Reaching the age of 100 might seem out of reach for many of us. In the UK, the average life expectancy for men and women is around 80 years old. However, the UK actually ranks as the seventh country worldwide for highest number of centenarians, according to the Office for National Statistics.

Over the past century, the number of centenarians living in England and Wales has increased 127 times, reaching 13,924 in 2021. While this may seem like a lot, centenarians still only account for 0.02 percent of the population.

And data has shown that specific areas of the country have more people living to 100 and beyond than anywhere else.

There are four towns along the coast in the UK where almost everyone lives to 100. These have been dubbed “blue zone” towns, after areas around the world famous for the longevity of their citizens.

Official figures have shown Bournemouth, Bognor Regis, Exmouth and Axminster are hotspots for the people living the longest lives. All four are located near the coast and popular retirement spots.

Based on the 2021 census data, there were 23 centenarians per 100,000 population in England and Wales.
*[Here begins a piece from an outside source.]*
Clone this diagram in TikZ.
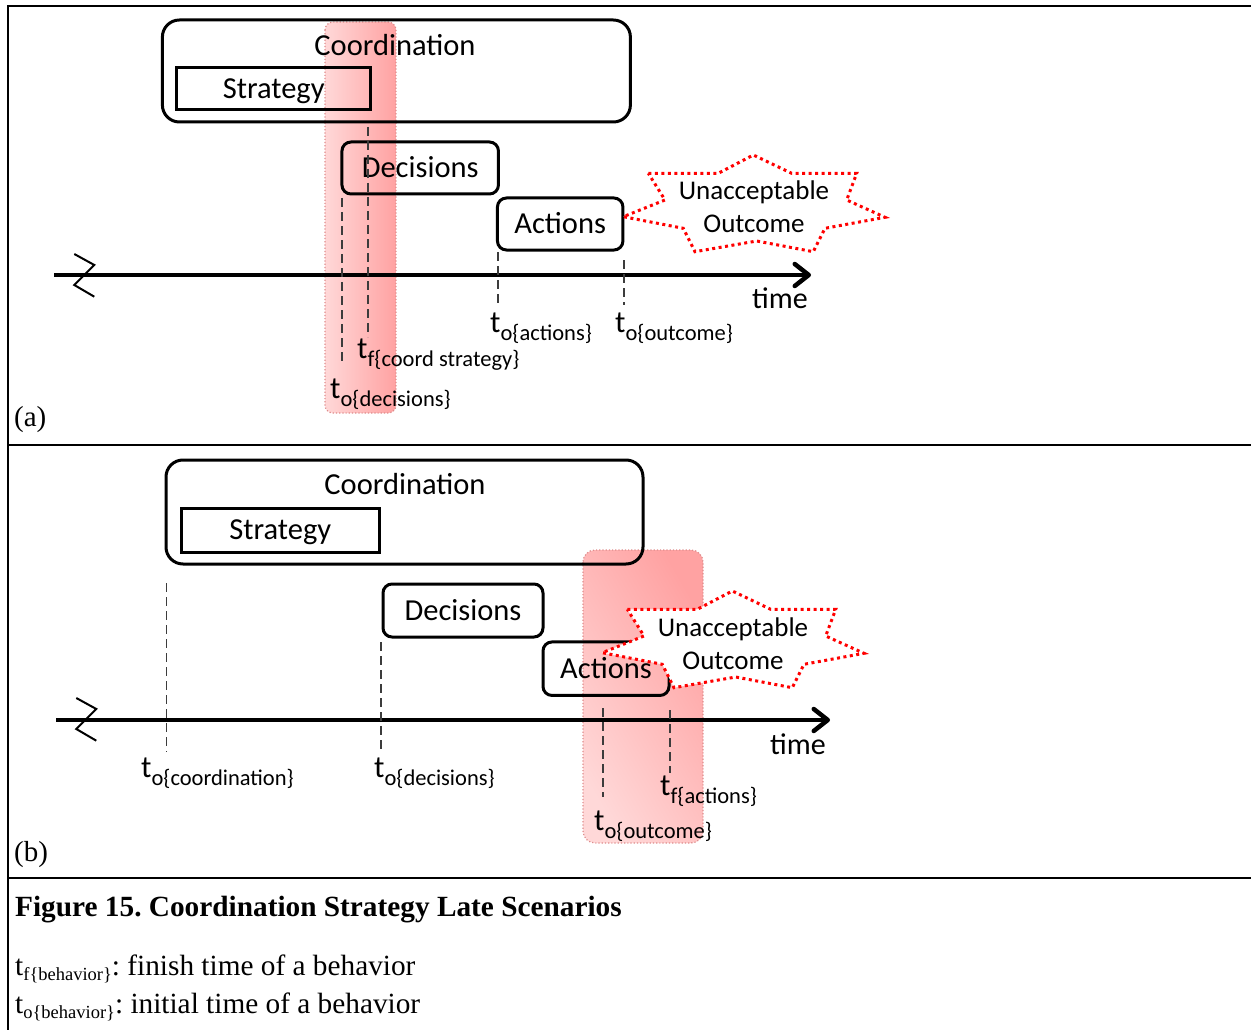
\documentclass[tikz,border=0pt]{standalone}
\usepackage{fontspec}
\setmainfont{Carlito}
\newfontfamily\capfont{Liberation Serif}
\usetikzlibrary{arrows.meta}
\frenchspacing

% subscripted time label: t_{kind{behaviour}}
\newcommand{\timelbl}[2]{{\fontsize{31}{31}\selectfont t}\raisebox{-8pt}{\fontsize{22.5}{22.5}\selectfont #1\{#2\}}}
\newcommand{\legendlbl}[1]{t\raisebox{-5pt}{\fontsize{18.5}{18.5}\selectfont #1\{behavior\}}}

\definecolor{latelight}{RGB}{255,216,216}
\definecolor{latedark}{RGB}{255,162,162}
\definecolor{lateedge}{RGB}{222,140,140}
\definecolor{tickgray}{RGB}{60,60,60}

\tikzset{
  frameline/.style={line width=2pt},
  box/.style={draw, line width=3pt, rounded corners=9pt, inner sep=0pt,
    text height=19.5pt, text depth=0pt, font=\fontsize{30.5}{30.5}\selectfont},
  sqbox/.style={box, rounded corners=0pt},
  bigbox/.style={draw, line width=3pt, rounded corners=17pt, inner sep=0pt},
  boxtext/.style={inner sep=0pt, text height=19.5pt, text depth=0pt,
    font=\fontsize{30.5}{30.5}\selectfont},
  tickline/.style={draw=tickgray, line width=1.3pt, dash pattern=on 9pt off 5pt},
  timeaxis/.style={line width=4.5pt,
    -{Straight Barb[length=14pt,width=22pt,line join=round,line cap=round]}},
  breakmark/.style={line width=2pt},
  lateband/.style={left color=latelight, right color=latedark,
    draw=lateedge, line width=1.2pt, dash pattern=on 1.2pt off 2pt},
  starline/.style={draw=red, fill=white, line width=3pt, dash pattern=on 3pt off 3.5pt},
  startext/.style={inner sep=0pt, anchor=base, font=\fontsize{27}{27}\selectfont},
  tlabel/.style={inner sep=0pt, anchor=base west},
  axislabel/.style={inner sep=0pt, font=\fontsize{30}{30}\selectfont},
  panel/.style={inner sep=0pt, anchor=base west, font=\capfont\fontsize{29}{29}\selectfont},
  legend/.style={inner sep=0pt, anchor=base west, font=\capfont\fontsize{29.3}{29.3}\selectfont},
  unaccept/.pic={
    \draw[starline] (648.3,173.3) -- (718.3,173.3) -- (753.3,155) -- (791.7,173.3)
      -- (856.7,173.3) -- (846.7,200) -- (885,217.3) -- (825,228.3) -- (813.3,251.7)
      -- (756.7,241) -- (695,251.7) -- (683.3,228.3) -- (623.3,216.7) -- (665,200) -- cycle;
    \node[startext] (l1) at (754,200) {Unacceptable};
    \node[startext] (l2) at (754,233) {Outcome};
  },
  breakzig/.pic={
    \draw[breakmark] (74.3,254) -- (94.3,265) -- (74.3,285) -- (94.3,296.7);
  }
}

\begin{document}
\begin{tikzpicture}[x=1pt,y=-1pt]
\useasboundingbox (0,0) rectangle (1251,1030);

% outer frame and panel separators
\draw[frameline] (1251,6) -- (8,6) -- (8,1030);
\draw[frameline] (8,445) -- (1251,445);
\draw[frameline] (8,878) -- (1251,878);

% ---------------- panel (a) ----------------
\path[lateband, rounded corners=8pt] (325,22) rectangle (396,413);

\node[bigbox, minimum width=468pt, minimum height=102pt] (coordA) at (396.4,71) {};
\node[boxtext] (coordAt) at (395,45.5) {Coordination};
\node[sqbox, minimum width=193.5pt, minimum height=42pt] (stratA) at (273.7,89) {Strategy};
\node[box, minimum width=156.5pt, minimum height=52pt] (decA) at (420.2,168) {Decisions};
\node[box, minimum width=125.5pt, minimum height=52pt] (actA) at (560.2,224) {Actions};

\coordinate (axAs) at (54,275);
\coordinate (axAe) at (811,275);
\draw[timeaxis] (axAs) -- (axAe);
\pic at (0,0) {breakzig};
\node[axislabel] (timeA) at (780,298) {time};

\coordinate (dA1s) at (342,198);  \coordinate (dA1e) at (342,363);
\coordinate (dA2s) at (368,127);  \coordinate (dA2e) at (368,337);
\coordinate (dA3s) at (498,252);  \coordinate (dA3e) at (498,303);
\coordinate (dA4s) at (624,260);  \coordinate (dA4e) at (624,305);
\draw[tickline] (dA1s) -- (dA1e);
\draw[tickline] (dA2s) -- (dA2e);
\draw[tickline] (dA3s) -- (dA3e);
\draw[tickline] (dA4s) -- (dA4e);

\node[tlabel] (tAact) at (490,332) {\timelbl{o}{actions}};
\node[tlabel] (tAout) at (615,332) {\timelbl{o}{outcome}};
\node[tlabel] (tAfcs) at (357,358) {\timelbl{f}{coord strategy}};
\node[tlabel] (tAdec) at (330,398) {\timelbl{o}{decisions}};

\pic (sa) at (0,0) {unaccept};

\node[panel] (pa) at (14,426) {(a)};

% ---------------- panel (b) ----------------
\path[lateband, shading angle=120, rounded corners=12pt] (583,550) rectangle (703,843);

\node[bigbox, minimum width=477pt, minimum height=104pt] (coordB) at (404.5,512) {};
\node[boxtext] (coordBt) at (405,485) {Coordination};
\node[sqbox, minimum width=198.6pt, minimum height=44pt] (stratB) at (280.3,530) {Strategy};
\node[box, minimum width=160pt, minimum height=53pt] (decB) at (463,610.5) {Decisions};
\node[box, minimum width=126pt, minimum height=53.5pt] (actB) at (606,668.7) {Actions};

\coordinate (axBs) at (56,720);
\coordinate (axBe) at (830,720);
\draw[timeaxis] (axBs) -- (axBe);
\pic at (2,444) {breakzig};
\node[axislabel] (timeB) at (798,744) {time};

\coordinate (dB1s) at (166.5,583); \coordinate (dB1e) at (166.5,752);
\coordinate (dB2s) at (381,642);   \coordinate (dB2e) at (381,752);
\coordinate (dB3s) at (603,708);   \coordinate (dB3e) at (603,797);
\coordinate (dB4s) at (670,710);   \coordinate (dB4e) at (670,773);
\draw[tickline] (dB1s) -- (dB1e);
\draw[tickline] (dB2s) -- (dB2e);
\draw[tickline] (dB3s) -- (dB3e);
\draw[tickline] (dB4s) -- (dB4e);

\node[tlabel] (tBcoo) at (141,777) {\timelbl{o}{coordination}};
\node[tlabel] (tBdec) at (374,777) {\timelbl{o}{decisions}};
\node[tlabel] (tBfac) at (660,795) {\timelbl{f}{actions}};
\node[tlabel] (tBout) at (594,830) {\timelbl{o}{outcome}};

\pic (sb) at (-21,436) {unaccept};

\node[panel] (pb) at (14,861) {(b)};

% ---------------- caption and legend ----------------
\node[legend, font=\capfont\bfseries\fontsize{29.3}{29.3}\selectfont] (cap) at (15,916)
  {Figure 15. Coordination Strategy Late Scenarios};
\node[legend] (lg1) at (15,975) {\legendlbl{f}: finish time of a behavior};
\node[legend] (lg2) at (15,1013) {\legendlbl{o}: initial time of a behavior};
\end{tikzpicture}
\end{document}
A total of 159 local authorities had a higher number of centenarians per 100,000 population than the overall England and Wales figure.

Only four areas have more than 52 centenarians per 100,000 people, with Waverley in Surrey ranked fourth; the New Forest near Bournemouth third; Arun, Bognor Regis in second place and East Devon in the top spot.

Birmingham had the highest number of centenarians overall at 193 – but there were only 17 per 100,000 people.

The ONS said there were eight local authorities with fewer than 10 centenarians per 100,000 people.

Six were London boroughs – Newham (five per 100,000); Tower Hamlets (six); Hackney (eight); Islington (nine); Lambeth (nine); and Lewisham (9.6).

The other two were Knowsley in the north-west of England and Crawley in West Sussex – both with nine centenarians per 100,000 population.

In response to this data, Dr Carole Easton, chief executive at the Centre for Ageing Better, said society is “ill-prepared for this significant demographic shift”.

“We have an ageing population, but there is no overall strategy to prepare for the complex social and policy challenges that this will generate,” she said.

“Older workers continue to be undervalued and overlooked, the vast majority of our housing does not meet the needs of the people that live in them as they age.

“Ageism is a widespread poison within our society that is not taken seriously enough.

“This is why we need a Commissioner for Older People and Ageing in England to act as an independent champion for older people and ensure that policymaking across government considers the long-term needs of our ageing population.”